Congress has tried to regulate spam. It hasn't really worked, but it resulted in all that "this e-mail isn't unsolicited" verbiage in fine print at the bottom of your spam, as well as (usually) a link to have your name removed from their mailing list. In some states, it might be possible to actually sue someone for sending you spam; this means that many of the functioning opt-out links will actually remove you from the mail database (your e-mail address doesn't tell them what state you're in, so they don't take the chance). Of course, some of the links do the opposite--they actually add your name to another e-mail list of high-potential clients (that is, people who actually read their spam, instead of deleting it from the inbox in bulk), which the spammer then resells. Questionably legal, but no one's won a court case on it yet so it'll probably keep happening.

Depending on your browser's security settings, a website that uses cookies can actually get your e-mail address from your browser without you even knowing it. As a rule, there's no real reason to tell your browser your e-mail address; go to your Preferences in Netscape, or your Internet Options in Internet Explorer, and remove your e-mail address, or at least make it spamproof by sticking a few obvious spaces in it. If you use Netscape for both browser and mail, you need to leave your address as is. And in any case, check your browser's security settings.

It's nice that the website you visit has a privacy policy. But it may not be a good one; try wading through the legalese and actually reading it. It's pretty common that the privacy policy says that they'll share your e-mail address with a few select business partners and advertisers (read: anyone who wants it) unless you take a bunch of steps and fill out some forms.

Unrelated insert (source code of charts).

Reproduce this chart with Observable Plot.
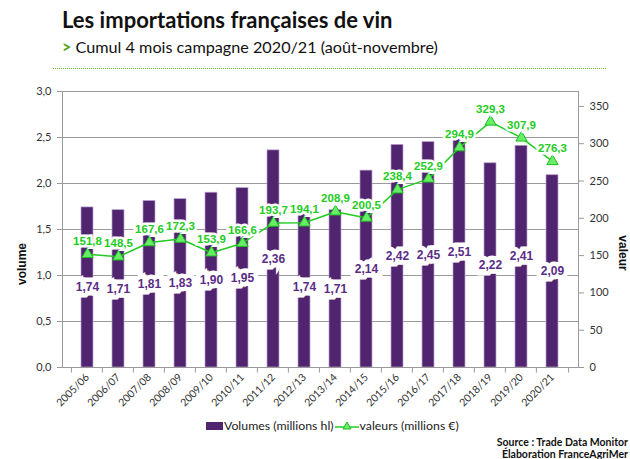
<!DOCTYPE html>
<html><head><meta charset="utf-8">
<script src="https://cdn.jsdelivr.net/npm/d3@7"></script>
<script src="https://cdn.jsdelivr.net/npm/@observablehq/plot@0.6"></script>
<style>
body{margin:0;width:630px;height:459px;position:relative;background:#fff;font-family:Lato,"Open Sans",sans-serif;overflow:hidden}
#title{position:absolute;left:62px;top:6px;font-size:22px;font-weight:700;color:#111;white-space:nowrap}
#subtitle{position:absolute;left:62px;top:37px;font-size:16.2px;color:#111;white-space:nowrap}
#subtitle b{color:#5a9e1a}
#rule{position:absolute;left:53px;top:68px;width:553px;border-top:1px dotted #6cbf2c}
#chart{position:absolute;left:0;top:75px}
#legend{position:absolute;top:418px;left:206px;font-size:12.3px;color:#222;display:flex;align-items:center;white-space:nowrap}
#legend .sq{display:inline-block;width:17px;height:8px;background:#51246f;margin-right:1px}
#source{position:absolute;right:2px;top:436px;font-size:10.5px;font-weight:700;text-align:right;line-height:12px;color:#111}
.ytitle{position:absolute;font-family:"Liberation Sans",Arial,sans-serif;font-weight:700;font-size:12px;color:#111;white-space:nowrap;line-height:12px}
#ylab{left:22px;top:264px;transform:translate(-50%,-50%) rotate(-90deg)}
#y2lab{left:623px;top:253px;transform:translate(-50%,-50%) rotate(90deg)}
</style></head><body>
<div id="title">Les importations françaises de vin</div>
<div id="subtitle"><b>&gt;</b> Cumul 4 mois campagne 2020/21 (août-novembre)</div>
<div id="rule"></div>
<div id="chart"></div>
<div id="ylab" class="ytitle">volume</div>
<div id="y2lab" class="ytitle">valeur</div>
<div id="legend"><span class="sq"></span>Volumes (millions hl)<svg width="24" height="12" style="margin:0 1px"><line x1="0" y1="7" x2="24" y2="7" stroke="#22cc22" stroke-width="1.5"/><path d="M12,2 L16,9 L8,9 Z" fill="#66ee66" stroke="#22bb22"/></svg>valeurs (millions €)</div>
<div id="source">Source : Trade Data Monitor<br>Élaboration FranceAgriMer</div>
<script>
const campagnes = ["2005/06","2006/07","2007/08","2008/09","2009/10","2010/11","2011/12","2012/13","2013/14","2014/15","2015/16","2016/17","2017/18","2018/19","2019/20","2020/21"];
const volumes = [1.74,1.71,1.81,1.83,1.90,1.95,2.36,1.74,1.71,2.14,2.42,2.45,2.51,2.22,2.41,2.09];
const valeurs = [151.8,148.5,167.6,172.3,153.9,166.6,193.7,194.1,208.9,200.5,238.4,252.9,294.9,329.3,307.9,276.3];
const leftTicks = [0,0.5,1,1.5,2,2.5,3];
const rightTicks = [0,50,100,150,200,250,300,350];
const leftMax = 3, rightMax = 370;

const toLeft = v => v * leftMax / rightMax;
const data = campagnes.map((c,i)=>({c, vol: volumes[i], val: valeurs[i], valY: toLeft(valeurs[i])}));
const fmt = d3.format(".2f"), comma = s => s.replace(".", ",");
const green = "#22cc22", purple = "#51246f";

const chart = Plot.plot({
  width: 630, height: 335,
  marginTop: 16, marginLeft: 62, marginRight: 52, marginBottom: 43,
  style: {fontFamily: "Lato, 'Open Sans', sans-serif", fontSize: "11px", color: "#333", background: "transparent"},
  x: {type: "band", domain: campagnes, padding: 0.6, label: null},
  y: {domain: [0, leftMax], label: null},
  marks: [
    Plot.gridY(leftTicks, {stroke: "#9a9a9a", strokeOpacity: 1}),
    Plot.barY(data, {x: "c", y: "vol", fill: purple, stroke: "#b9a3cf", strokeWidth: 0.7}),
    Plot.frame({stroke: "#9a9a9a"}),
    Plot.axisY(leftTicks, {anchor: "left", tickFormat: d => comma(d.toFixed(1)), tickSize: 5, stroke: "#9a9a9a", fill: "#333", fontSize: 11, label: null, tickPadding: 6}),
    Plot.axisY(rightTicks.map(toLeft), {anchor: "right", tickFormat: (d,i) => String(rightTicks[i]), tickSize: 5, stroke: "#9a9a9a", fill: "#333", fontSize: 11, label: null, tickPadding: 6}),
    Plot.axisX({tickRotate: -45, tickSize: 0, tickPadding: 8, fontSize: 10.5, fill: "#333", label: null}),
    Plot.ruleX(campagnes, {x: d => d, dx: -16.1, y1: 0, y2: -0.06, stroke: "#9a9a9a"}),
    Plot.ruleX([campagnes[campagnes.length-1]], {x: d => d, dx: 16.1, y1: 0, y2: -0.06, stroke: "#9a9a9a"}),
    Plot.line(data, {x: "c", y: "valY", stroke: green, strokeWidth: 1.5}),
    Plot.dot(data, {x: "c", y: "valY", symbol: "triangle", r: 4.2, fill: "#66ee66", stroke: "#22bb22", strokeWidth: 1}),
    Plot.text(data, {x: "c", y: d => d.vol / 2, text: d => comma(fmt(d.vol)), fill: "#5a2d86", fontWeight: "bold", fontSize: 12, fontFamily: "'Liberation Sans', Arial, sans-serif", stroke: "white", strokeWidth: 9, strokeLinejoin: "miter"}),
    Plot.text(data, {x: "c", y: "valY", dy: -13, text: d => comma(d.val.toFixed(1)), fill: "#22cc22", fontWeight: "bold", fontSize: 11.5, fontFamily: "'Liberation Sans', Arial, sans-serif", stroke: "white", strokeWidth: 5, strokeLinejoin: "miter"})
  ]
});
document.getElementById("chart").appendChild(chart);
</script>
</body></html>
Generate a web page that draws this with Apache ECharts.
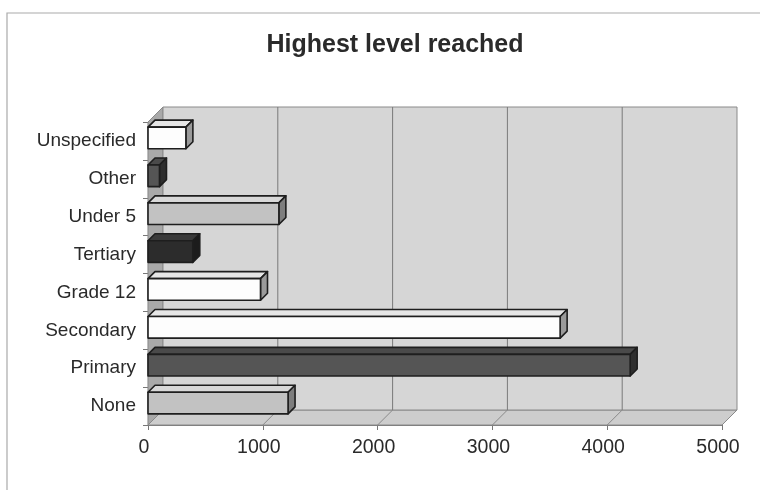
<!DOCTYPE html>
<html><head><meta charset="utf-8">
<script src="https://cdn.jsdelivr.net/npm/echarts@6/dist/echarts.min.js"></script>
<style>html,body{margin:0;padding:0;background:#fff}#c{width:760px;height:490px}</style>
</head><body><div id="c"></div>
<script>
const categories = ['None','Primary','Secondary','Grade 12','Tertiary','Under 5','Other','Unspecified'];
const values = [1220, 4200, 3590, 980, 390, 1140, 100, 330];
const xTicks = [0, 1000, 2000, 3000, 4000, 5000];
const barShades = ['light','dark','white','white','black','light','dark','white'];

const shadeMap = {
  white: {front:'#fdfdfd', top:'#e6e6e6', side:'#9a9a9a'},
  light: {front:'#c2c2c2', top:'#d8d8d8', side:'#7e7e7e'},
  dark:  {front:'#555555', top:'#4a4a4a', side:'#2e2e2e'},
  black: {front:'#2c2c2c', top:'#3a3a3a', side:'#1c1c1c'}
};
const D = 15, d = 7;

const chart = echarts.init(document.getElementById('c'));
chart.setOption({
  animation:false,
  backgroundColor:'#fff',
  title:{text:'Highest level reached', left:390, textAlign:'center', top:28,
    textStyle:{fontFamily:'Liberation Sans', fontSize:25, fontWeight:'bold', color:'#2a2a2a'}},
  graphic:[{type:'polyline', shape:{points:[[7,490],[7,13],[760,13]]}, style:{stroke:'#aaa', lineWidth:1.2, fill:null}, z:-10}],
  grid:{left:148, right:38, top:122, bottom:65},
  xAxis:{type:'value', min:0, max:5000, interval:1000,
    axisLine:{show:true, lineStyle:{color:'#777', width:1.2}},
    axisTick:{show:true, length:5, lineStyle:{color:'#777'}},
    splitLine:{show:false},
    axisLabel:{fontFamily:'Liberation Sans', fontSize:19.5, color:'#2a2a2a', margin:13,
      padding:[0,8,0,0],
      formatter:function(v){return String(v);}}},
  yAxis:{type:'category', data:categories,
    axisLine:{show:true, lineStyle:{color:'#777', width:1.2}},
    axisTick:{show:true, length:5, lineStyle:{color:'#777'}},
    axisLabel:{fontFamily:'Liberation Sans', fontSize:19, color:'#2a2a2a', margin:12,
      padding:[3,0,0,0]}},
  series:[
    {type:'custom', z:1, silent:true, data:[[0,0]], encode:{x:0,y:1},
      renderItem:function(params, api){
        const cs = params.coordSys;
        const x=cs.x, y=cs.y, w=cs.width, h=cs.height;
        const children = [];
        children.push({type:'polygon', shape:{points:[[x,y],[x+D,y-D],[x+D,y+h-D],[x,y+h]]}, style:{fill:'#a9a9a9', stroke:'#8a8a8a', lineWidth:1}});
        children.push({type:'polygon', shape:{points:[[x,y+h],[x+D,y+h-D],[x+w+D,y+h-D],[x+w,y+h]]}, style:{fill:'#cdcdcd', stroke:'#8a8a8a', lineWidth:1}});
        children.push({type:'rect', shape:{x:x+D, y:y-D, width:w, height:h}, style:{fill:'#d6d6d6', stroke:'#8a8a8a', lineWidth:1}});
        xTicks.forEach(function(v){
          const px = api.coord([v, 0])[0];
          if (v>0 && v<5000) children.push({type:'line', shape:{x1:px+D, y1:y-D, x2:px+D, y2:y+h-D}, style:{stroke:'#7a7a7a', lineWidth:1}});
          if (v>0) children.push({type:'line', shape:{x1:px, y1:y+h, x2:px+D, y2:y+h-D}, style:{stroke:'#8a8a8a', lineWidth:1}});
        });
        return {type:'group', children:children};
      }},
    {type:'custom', z:5, silent:true,
      data: values.map(function(v,i){return [v,i];}), encode:{x:0,y:1},
      renderItem:function(params, api){
        const i = api.value(1);
        const s = api.coord([0, i]);
        const e = api.coord([api.value(0), i]);
        const band = api.size([0,1])[1];
        const fh = band*0.57;
        const c = s[1];
        const yb = c + fh/2 - 3, yt = yb - fh;
        const x0 = s[0], x1 = e[0];
        const col = shadeMap[barShades[params.dataIndex]];
        const st = {stroke:'#1e1e1e', lineWidth:1.6, lineJoin:'round'};
        return {type:'group', children:[
          {type:'polygon', shape:{points:[[x0,yt],[x1,yt],[x1+d,yt-d],[x0+d,yt-d]]}, style:Object.assign({fill:col.top}, st)},
          {type:'polygon', shape:{points:[[x1,yt],[x1+d,yt-d],[x1+d,yb-d],[x1,yb]]}, style:Object.assign({fill:col.side}, st)},
          {type:'rect', shape:{x:x0, y:yt, width:x1-x0, height:fh}, style:Object.assign({fill:col.front}, st)}
        ]};
      }}
  ]
});
</script></body></html>
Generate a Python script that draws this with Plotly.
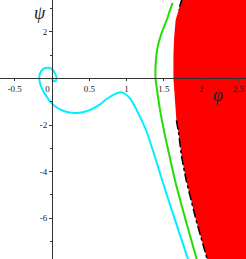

That's it for now; have a great day!

(Update: just thought I'd mention that most of these were aimed at a specific person who I know reads this page. It's someone who doesn't take well to direct advice, but I figured this would work.)

Wednesday, May 14, 2003

France-bashing

According to the latest Reuters poll, over 40% of Americans believe that Saddam Hussein is directly responsible for the September 11 attacks. People scare me.

I'm irritated with this whole notion that we've been getting a lot of recently, that supporting our troops is the same as supporting the war. I checked the dictionary: support, transitive verb; to uphold or defend the interests of. Explain to me how supporting the interests of American soldiers requires putting them in harm's way half a planet away from their family and friends. I do support our troops--I want them here!

Quote of the Day from Molly Ivins: "It's overly simplistic to say this war is about oil. But it's naive to think we'd be in Iraq if their principal export was, say, kumquats."

Quote of the Day from The Onion: "The French I can understand, but when the GERMANS don't want to fight? Take a fucking clue!"

In a perverse way, I'm enjoying the recent France-bashing. The French reasons for opposing the war are exactly as honorable as our reasons for supporting the war; I don't hold that against them. I oppose the war, too--and I hate having to agree with the French. For the record, I disliked the French long before it was trendy. I've managed to rid myself of every other prejudice I've picked up in my youth, but I still can't shake my general distrust of all things French. I have a few reasons:

  • General French arrogance about the innate superiority of All Things French: wine, cheese, cars (believe it or not!), cuisine, sea coasts, fashion, art, architecture, etc.
  • The French assumption that French culture is superior to all other world cultures.
  • When I was in Paris, I noticed a lot of people who spent time sneering at us for being American. We're nice guys, and we don't deserve that.
  • The whole concept of the Language Academy irritates me. For those of you unfamiliar with this, the short version: the LA is a cultural policing agency whose goal is to keep foreign words out of the French language. They fine businesses who use non-French words in advertisements and magazines, no kidding.
So I don't want to sound like I'm jumping on the France-bashing bandwagon. I think it's silly that restaurant owners are pouring French wine down the drain and that the House of Representatives took time to vote on renaming the French fries in their cafeteria. But it does make me a little happy that France isn't in everyone's good graces.